- Maqsudlu-ye Vosta
- Coordinates: 39°28′15″N 47°28′57″E﻿ / ﻿39.47083°N 47.48250°E
- Country: Iran
- Province: Ardabil
- County: Ardabil
- District: Central
- Rural District: Aslan Duz-e Gharbi

Population (2016)
- • Total: 261
- Time zone: UTC+3:30 (IRST)

= Maqsudlu-ye Vosta =

Village in Ardabil province, Iran

Maqsudlu-ye Vosta (مقصودلوي وسطي) (Note: Also romanized as Maqşūdlū-ye Vosţá; also known as Maqşūdlū) is a village in Aslan Duz-e Gharbi Rural District (Note: Formerly Aslan Duz Rural District) of the Central District in Aslan Duz County, Ardabil province, Iran.

==Demographics==
===Population===
At the time of the 2006 National Census, the village's population was 279 in 52 households, when it was in Aslan Duz Rural District (Note: Renamed Aslan Duz-e Gharbi Rural District) of the former Aslan Duz District in Parsabad County.

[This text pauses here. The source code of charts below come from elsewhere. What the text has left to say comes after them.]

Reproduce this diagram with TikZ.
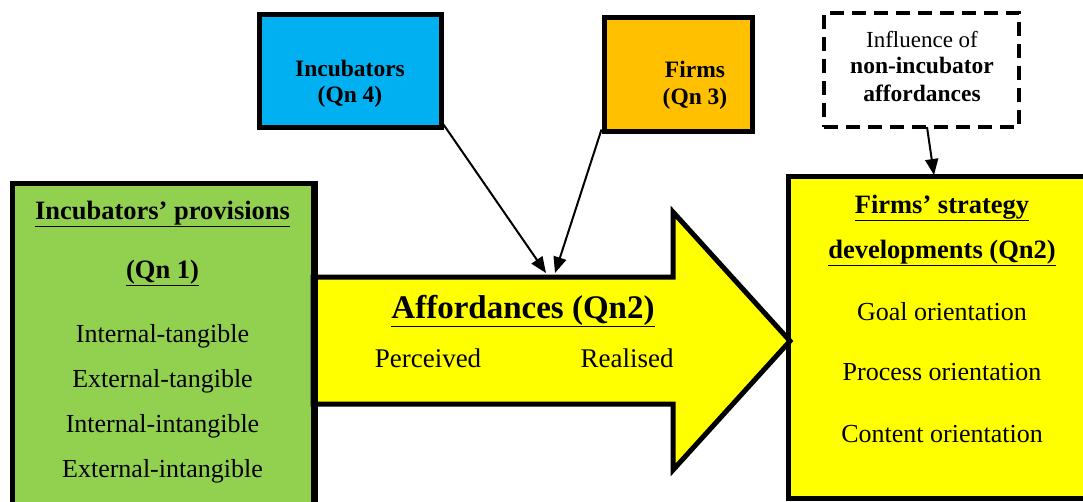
\documentclass[tikz,border=0pt]{standalone}
\usepackage{fontspec}
\setmainfont{Liberation Serif}
\usetikzlibrary{arrows.meta}
\definecolor{cgreen}{HTML}{92D050}
\definecolor{cblue}{HTML}{00B0F0}
\definecolor{corange}{HTML}{FFC000}
\definecolor{cyellow}{HTML}{FFFF00}
\tikzset{
  box/.style={draw=black, line width=5pt, rectangle, inner sep=0pt},
  txt/.style={anchor=base, inner sep=0pt, font=\fontsize{26}{30}\selectfont},
  btxt/.style={anchor=base, inner sep=0pt, font=\fontsize{26.5}{30}\selectfont\bfseries},
  stxt/.style={anchor=base, inner sep=0pt, font=\fontsize{23.5}{27}\selectfont\bfseries},
  conn/.style={draw=black, line width=2pt, -{Triangle[length=16pt,width=13pt]}},
}
\begin{document}
\begin{tikzpicture}[x=1pt,y=-1pt]
\useasboundingbox (0,0) rectangle (1083,501);
\clip (0,0) rectangle (1083,501);
% boxes
\node[box, fill=cgreen, minimum width=301pt, minimum height=340pt] (green) at (162.5,353) {};
\node[box, fill=cyellow, minimum width=310pt, minimum height=322pt] (right) at (943,337) {};
\node[box, fill=cblue, minimum width=182pt, minimum height=113pt] (inc) at (350,70.5) {};
\node[box, fill=corange, minimum width=148pt, minimum height=114pt] (firms) at (678,74) {};
\node[draw=black, line width=3.5pt, dash pattern=on 14pt off 8pt, fill=white, rectangle, minimum width=195pt, minimum height=114pt] (infl) at (921.5,70) {};
% big arrow
\draw[line width=5pt, fill=cyellow, line join=miter]
  (313,277) -- (673,277) -- (673,212) -- (790,341) -- (673,470) -- (673,404) -- (313,404) -- cycle;
\draw[line width=5pt] (green.north east) -- (green.south east);
% texts green
\node[btxt] (g1) at (162.5,219) {\underline{Incubators’ provisions}};
\node[btxt] (g2) at (162.5,278) {\underline{(Qn 1)}};
\node[txt] (g3) at (162.5,342) {Internal-tangible};
\node[txt] (g4) at (162.5,387) {External-tangible};
\node[txt] (g5) at (162.5,432) {Internal-intangible};
\node[txt] (g6) at (162.5,477) {External-intangible};
% blue
\node[stxt] (b1) at (350,76) {Incubators};
\node[stxt] (b2) at (350,102) {(Qn 4)};
% firms
\node[stxt] (f1) at (695,77) {Firms};
\node[stxt] (f2) at (695,104) {(Qn 3)};
% influence
\node[anchor=base, inner sep=0pt, font=\fontsize{23}{27}\selectfont] (i1) at (922,47) {Influence of};
\node[stxt] (i2) at (922,73) {non-incubator};
\node[stxt] (i3) at (922,101) {affordances};
% arrow texts
\node[anchor=base, inner sep=0pt, font=\fontsize{33}{38}\selectfont\bfseries] (a1) at (523,318) {\underline{Affordances (Qn2)}};
\node[txt, font=\fontsize{27}{31}\selectfont] (a2) at (428,367) {Perceived};
\node[txt, font=\fontsize{27}{31}\selectfont] (a3) at (627,367) {Realised};
% right box
\node[btxt] (r1) at (942,213) {\underline{Firms’ strategy}};
\node[btxt] (r2) at (942,258) {\underline{developments (Qn2)}};
\node[txt] (r3) at (942,320) {Goal orientation};
\node[txt] (r4) at (942,380) {Process orientation};
\node[txt] (r5) at (942,442) {Content orientation};
% connectors
\coordinate (e1) at (546,273);
\coordinate (e2) at (555,273);
\coordinate (e3) at (934,175);
\coordinate (s3) at (927,127);
\draw[conn] (inc.south east) ++(0,-5) -- (e1);
\draw[conn] (firms.south west) ++(0,-4) -- (e2);
\draw[conn] (s3) -- (e3);
\end{tikzpicture}
\end{document}
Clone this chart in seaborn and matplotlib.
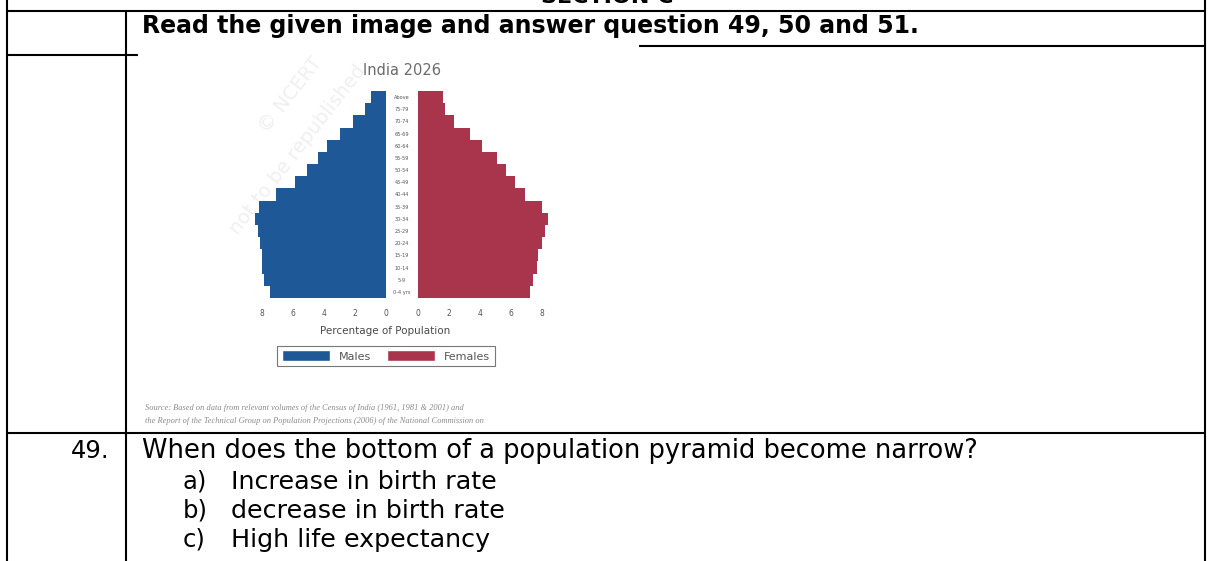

The following census in 2011 counted 256 people in 72 households. The 2016 census measured the population of the village as 261 people in 84 households.

In 2019, the district was separated from the county in the establishment of Aslan Duz County. The rural district was transferred to the new Central District and renamed Aslan Duz-e Gharbi Rural District.